The use of the Internet as a common network infrastructure often exposes applications to additional failure modes related to the open and insecure nature of the medium. Applications using the Internet as a data pipe can face problems related to connectivity, congestion, routing, and the domain name system. In addition, such applications are exposed to hostile attacks that can be carried out over the network [Bhi96,Den90]. Typical applications are not coded to guard against malicious attacks; in fact even system software that should have been coded in such a way is often compromised [Spa89]. Therefore, the connection of any safety-critical system to the Internet can severely affect its reliability.

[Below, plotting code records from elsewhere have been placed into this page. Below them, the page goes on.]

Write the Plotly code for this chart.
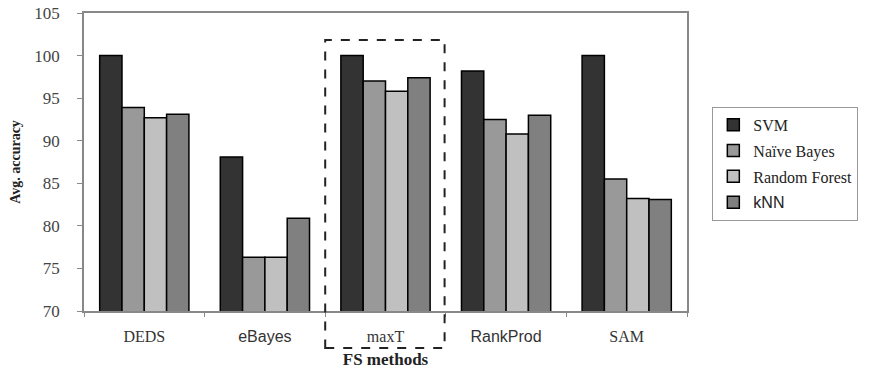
import plotly.graph_objects as go

categories = ["DEDS", "eBayes", "maxT", "RankProd", "SAM"]
tick_fonts = ["Liberation Serif", "Liberation Sans", "Liberation Serif", "Liberation Sans", "Liberation Serif"]
series_names = ["SVM", "Naïve Bayes", "Random Forest", "kNN"]
legend_sans = [False, False, False, True]
svm = [100.0, 88.1, 100.0, 98.2, 100.0]
naive_bayes = [93.9, 76.3, 97.0, 92.5, 85.5]
random_forest = [92.7, 76.3, 95.8, 90.8, 83.2]
knn = [93.1, 80.9, 97.4, 93.0, 83.1]
colors = ["#333333", "#999999", "#c0c0c0", "#808080"]

fig = go.Figure()
for i, (name, vals) in enumerate(zip(series_names, [svm, naive_bayes, random_forest, knn])):
    label = f'<span style="font-family:Liberation Sans">{name}</span>' if legend_sans[i] else name
    fig.add_trace(go.Bar(
        x=categories, y=vals, name=label, legendgroup=name,
        marker=dict(color=colors[i], line=dict(color="#000000", width=1.5)),
    ))

ticktext = [c if f == "Liberation Serif" else f'<span style="font-family:{f}">{c}</span>'
            for c, f in zip(categories, tick_fonts)]

fig.update_layout(
    width=870, height=370,
    margin=dict(l=84, r=176, t=13, b=59),
    paper_bgcolor="white", plot_bgcolor="white",
    barmode="group", bargap=0.26, bargroupgap=0,
    font=dict(family="Liberation Serif", size=16, color="#333333"),
    showlegend=True,
    legend=dict(
        x=1.042, y=0.685, xanchor="left", yanchor="top",
        bordercolor="#999999", borderwidth=1, bgcolor="white",
        font=dict(family="Liberation Serif", size=16, color="#222222"),
        traceorder="grouped", tracegroupgap=2,
        itemwidth=30,
    ),
    xaxis=dict(
        automargin=False,
        tickmode="array", tickvals=categories, ticktext=ticktext,
        tickson="boundaries", ticks="outside", ticklen=4, tickcolor="#888888",
        showline=True, linecolor="#888888", linewidth=1.5, mirror=True,
        tickfont=dict(family="Liberation Serif", size=16, color="#333333"),
        ticklabelstandoff=10,
        title=dict(text="<b>FS methods</b>", standoff=9,
                   font=dict(family="Liberation Serif", size=17, color="#222222")),
        showgrid=False,
    ),
    yaxis=dict(
        automargin=False,
        range=[70, 105], dtick=5, ticks="outside", ticklen=5, tickcolor="#888888",
        showline=True, linecolor="#888888", linewidth=1.5, mirror=True,
        showgrid=False, zeroline=False,
        ticklabelstandoff=14,
        tickfont=dict(family="Liberation Serif", size=17, color="#444444"),
        title=dict(text="<b>Avg. accuracy</b>", standoff=10,
                   font=dict(family="Liberation Serif", size=14, color="#222222")),
    ),
)

fig.add_shape(type="rect", xref="x", yref="paper",
              x0=1.5, x1=2.49, y0=-0.124, y1=0.909,
              line=dict(color="#222222", width=2, dash="dash"),
              fillcolor="rgba(0,0,0,0)")

fig.write_html("out.html", config={"displayModeBar": False},
               post_script="document.body.style.margin='0';document.body.style.overflow='hidden';")
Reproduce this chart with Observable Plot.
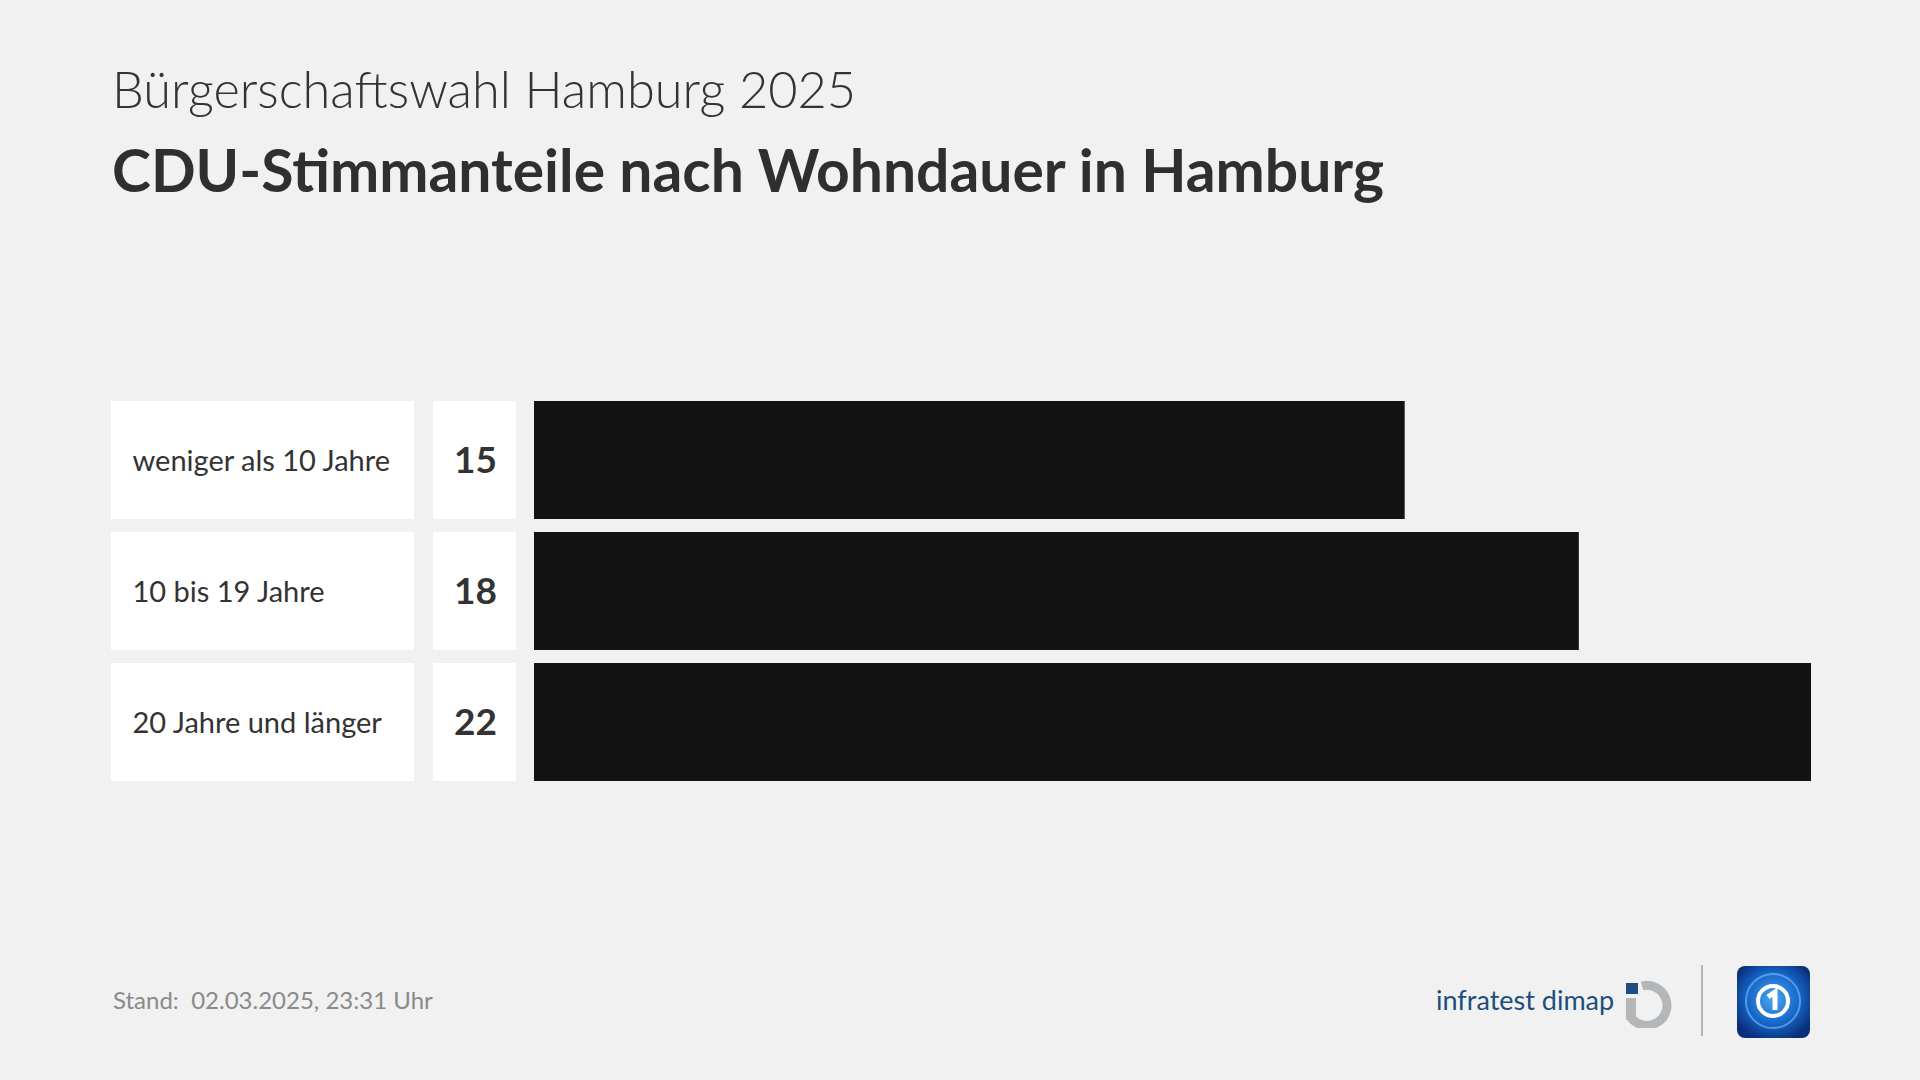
<!DOCTYPE html>
<html>
<head>
<meta charset="utf-8">
<script src="https://cdn.jsdelivr.net/npm/d3@7"></script>
<script src="https://cdn.jsdelivr.net/npm/@observablehq/plot@0.6"></script>
<style>
  html, body { margin: 0; padding: 0; background: #f1f1f1; }
  #page { position: relative; width: 1920px; height: 1080px; background: #f1f1f1; font-family: Lato, "Noto Sans", sans-serif; color: #333; overflow: hidden; }
  #subtitle { position: absolute; left: 112px; top: 58px; font-size: 50.5px; font-weight: 300; color: #333; white-space: nowrap; }
  #title { position: absolute; left: 112px; top: 134px; font-size: 58.8px; font-weight: 700; color: #2f2f2f; white-space: nowrap; }
  #chart { position: absolute; left: 0; top: 380px; }
  #stand { position: absolute; left: 113px; top: 985px; font-size: 24px; color: #8a8a8a; white-space: nowrap; }
  #infratest { position: absolute; left: 1436px; top: 983px; font-size: 27px; color: #1d4e7d; white-space: nowrap; }
  #logo1 { position: absolute; left: 1624px; top: 980px; }
  #divider { position: absolute; left: 1701px; top: 965px; width: 2px; height: 71px; background: #b5b5b5; }
  #ard { position: absolute; left: 1737px; top: 966px; }
</style>
</head>
<body>
<div id="page">
  <div id="subtitle">Bürgerschaftswahl Hamburg 2025</div>
  <div id="title">CDU-Stimmanteile nach Wohndauer in Hamburg</div>
  <div id="chart"></div>
  <div id="stand">Stand:&nbsp; 02.03.2025, 23:31 Uhr</div>
  <div id="infratest">infratest dimap</div>
  <svg id="logo1" width="48" height="48" viewBox="0 0 48 48">
    <rect x="2" y="3" width="12" height="11" fill="#1d4e7d"/>
    <path d="M18 6 A 20 20 0 1 1 6 36" fill="none" stroke="#b4b7b9" stroke-width="9"/>
    <rect x="2" y="18" width="10" height="22" fill="#b4b7b9"/>
  </svg>
  <div id="divider"></div>
  <svg id="ard" width="73" height="72" viewBox="0 0 73 72">
    <defs>
      <radialGradient id="g1" cx="0.5" cy="0.45" r="0.6">
        <stop offset="0" stop-color="#4aa8f0"/>
        <stop offset="0.6" stop-color="#1565c8"/>
        <stop offset="1" stop-color="#0a2f7a"/>
      </radialGradient>
    </defs>
    <rect x="0" y="0" width="73" height="72" rx="8" fill="url(#g1)"/>
    <circle cx="36" cy="35" r="27" fill="none" stroke="#7cc3f5" stroke-width="2" opacity="0.6"/>
    <circle cx="36" cy="35" r="15" fill="none" stroke="#ffffff" stroke-width="4"/>
    <path d="M31 31 L38 26 L38 44" fill="none" stroke="#ffffff" stroke-width="5"/>
  </svg>
</div>
<script>
const categories = ["weniger als 10 Jahre", "10 bis 19 Jahre", "20 Jahre und länger"];
const values = [15, 18, 22];
const data = categories.map((c, i) => ({cat: c, value: values[i]}));

const chart = Plot.plot({
  width: 1920,
  height: 420,
  marginTop: 20,
  marginBottom: 18,
  marginLeft: 534,
  marginRight: 109,
  x: {domain: [0, 22], axis: null},
  y: {domain: categories, axis: null, paddingInner: 0.1, paddingOuter: 0},
  style: {background: "transparent", fontFamily: "Lato, 'Noto Sans', sans-serif", overflow: "visible"},
  marks: [
    Plot.barX(data, {y: "cat", x1: 0, x2: 0, insetLeft: -423, insetRight: 120, fill: "#ffffff"}),
    Plot.barX(data, {y: "cat", x1: 0, x2: 0, insetLeft: -101, insetRight: 18, fill: "#ffffff"}),
    Plot.barX(data, {y: "cat", x: "value", fill: "#121212"}),
    Plot.text(data, {y: "cat", text: "cat", frameAnchor: "left", dx: -402, dy: 1, textAnchor: "start", fontSize: 29, fill: "#333333"}),
    Plot.text(data, {y: "cat", text: d => String(d.value), frameAnchor: "left", dx: -59, dy: 1, textAnchor: "middle", fontSize: 37, fontWeight: 700, fill: "#333333"})
  ]
});
document.getElementById("chart").appendChild(chart);
</script>
</body>
</html>
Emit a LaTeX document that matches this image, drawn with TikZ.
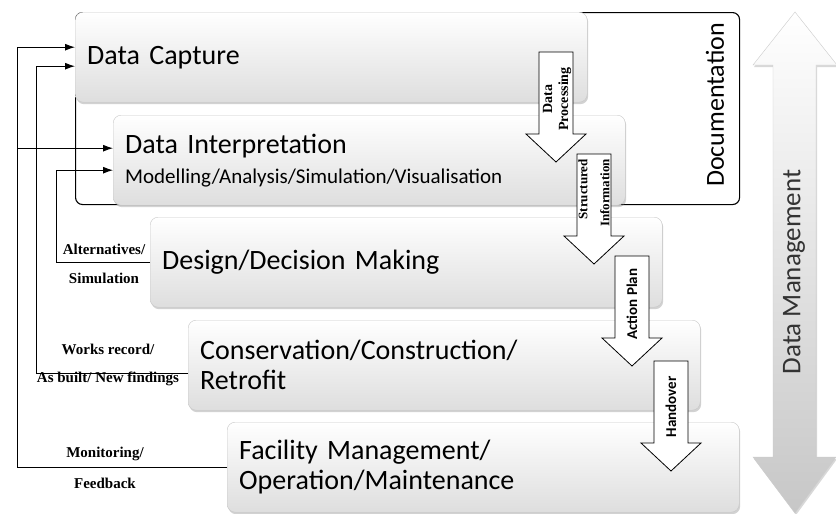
\documentclass[tikz,border=0pt]{standalone}
\usepackage{fontspec}
\setmainfont{Carlito}
\newfontfamily\timesfont{Liberation Serif}
\usetikzlibrary{arrows.meta,shadows}

\begin{document}
\begin{tikzpicture}[
  x=1pt, y=-1pt,
  stage/.style={
    rectangle,
    rounded corners=8pt,
    draw=black!22,
    top color=white,
    bottom color=black!13,
    drop shadow={opacity=0.35, shadow xshift=1pt, shadow yshift=-2pt},
    minimum height=90pt,
    text width=488pt,
    inner xsep=12pt,
    align=left,
    anchor=north west,
    font=\fontsize{28}{30}\selectfont,
  },
  feedback/.style={
    draw,
    line width=1pt,
    -{Latex[length=10pt,width=7pt]},
  },
  fblabel/.style={
    font=\timesfont\bfseries\fontsize{15}{15}\selectfont,
  },
  downarrow/.pic={
    \draw[fill=white, line width=0.8pt]
      (-17,0) -- (17,0) -- (17,82) -- (30,82) -- (0,110)
      -- (-30,82) -- (-17,82) -- cycle;
  },
  arrowlabel/.style={
    rotate=90,
    align=center,
    inner sep=0pt,
  },
]

\useasboundingbox[fill=white] (0,0) rectangle (836,514);

% Documentation frame
\node[draw, rounded corners=7pt, line width=1.1pt, fill=white,
  minimum width=664pt, minimum height=192pt, anchor=north west]
  (docbox) at (75,12) {};
\node[rotate=90, font=\fontsize{26}{26}\selectfont] (doctext) at (715,105) {Documentation};

% Stages
\node[stage] (capture) at (75,12) {Data Capture};
\node[stage] (interp) at (113,115) {Data Interpretation\\
  {\fontsize{21}{24}\selectfont Modelling/Analysis/Simulation/Visualisation}};
\node[stage] (design) at (150,217) {Design/Decision Making};
\node[stage] (construct) at (188,320) {Conservation/Construction/\\Retrofit};
\node[stage] (facility) at (227,422) {Facility Management/\\Operation/Maintenance};

% Hand-over arrows between stages
\pic (procarrow) at (556,52) {downarrow};
\node[arrowlabel, font=\timesfont\bfseries\fontsize{14}{16}\selectfont] (proc) at (557,99) {Data\\Processing};
\pic (infoarrow) at (594,154) {downarrow};
\node[arrowlabel, align=right, font=\timesfont\bfseries\fontsize{13}{22}\selectfont] (info) at (594,193) {Structured\\Information};
\pic (planarrow) at (632,256) {downarrow};
\node[arrowlabel, font=\bfseries\fontsize{15}{15}\selectfont] (plan) at (632,304) {Action Plan};
\pic (handarrow) at (671,361) {downarrow};
\node[arrowlabel, font=\bfseries\fontsize{15}{15}\selectfont] (hand) at (671,407) {Handover};

% Feedback loops
\draw[feedback] (facility.west) -- ++(-210,0) coordinate (loopa) |- ([yshift=10pt]capture.west);
\draw[feedback] ([yshift=12pt]interp.west -| loopa) -- ([yshift=12pt]interp.west);
\draw[feedback] ([yshift=-8pt]construct.west) -- ++(-152,0) |- ([yshift=-9pt]capture.west);
\draw[feedback] (design.west) -- ++(-94,0) |- ([yshift=-10pt]interp.west);

\node[fblabel] (alt) at (104,249) {Alternatives/};
\node[fblabel] (sim) at (104,278) {Simulation};
\node[fblabel] (works) at (108,349) {Works record/};
\node[fblabel] (asbuilt) at (108,379) {As built/ New findings};
\node[fblabel] (monitor) at (105,454) {Monitoring/};
\node[fblabel] (fb) at (105,483) {Feedback};

% Data management double arrow
\path[draw=black!20, top color=white, bottom color=black!22,
  drop shadow={opacity=0.3, shadow xshift=1pt, shadow yshift=-2pt}]
  (795,12) -- (837,65) -- (816,65) -- (816,457) -- (836,457) -- (795,513)
  -- (753,457) -- (773,457) -- (773,65) -- (753,65) -- cycle;
\node[rotate=90, text=black!80, font=\fontsize{27}{27}\selectfont] (dm) at (794,272) {Data Management};

\end{tikzpicture}
\end{document}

Similarly to operating systems, programming languages also have a tendency to grow in size and complexity as they mature. Taking as a rough measure the page number of the language's canonical description Table 3 provides an illustration of the evolution of the C and C++ programming languages.
Title | Year | Pages |
The C Programming Language (Kernighan and Ritchie) | 1978 | 228 |
The C Programming Language; second edition (Kernighan and Ritchie) | 1988 | 272 |
The C++ Programming Language (Stroustrup) | 1986 | 328 |
The C++ Programming Language; second edition (Stroustrup) | 1991 | 669 |
The C++ Programming Language; third edition (Stroustrup) | 1997 | 910 |
This trend has important implications for the developers of high-reliability systems. Large languages are difficult to learn and use [Hoa83]. It is nowadays not uncommon for programming teams to lack people who understand the whole language at a level sufficient to advise other members on issues regarding the interrelationship between language elements. Subtle bugs arising from the misunderstanding of language features can thus survive code walkthroughs. In addition, language complexity and advanced optimisation techniques combined with processor complexity results in an increased number of bugs in modern compilers. This is clearly an additional risk factor for high-reliability designs.
The changing nature of the software development process can also negatively affect the reliability of the delivered system. Information technology outsourcing [LWF95] may exclude the contractor's software developers from a holistic system-wide perspective resulting in dangerous misunderstandings and grey areas of responsibility. In addition, the increasing adoption of quality systems such as the ISO-9000 series [ISO91] and the Capability Maturity Model [HZG+97] may provide software developers and procurers with a false sense of security.
Despite the advances made over the last decades in the design and implementation of safety-critical systems, major new challenges lie ahead. It is important for managers, designers, and developers to be aware that all architectural, technological, and organisational improvements in the realisation of software systems carry with them new challenges and dangers. Their solution is most probably not technology-based [Bro87]. In the demanding world of software-based safety-critical systems planning in advance for the new challenges is as important as embracing the new technologies.
The work reported herein was carried out within the context of ISA-EUNET, an ESPRIT (ESSI-ESBNET, project number 27450) R&D project funded by the Directorate General III of the European Commission.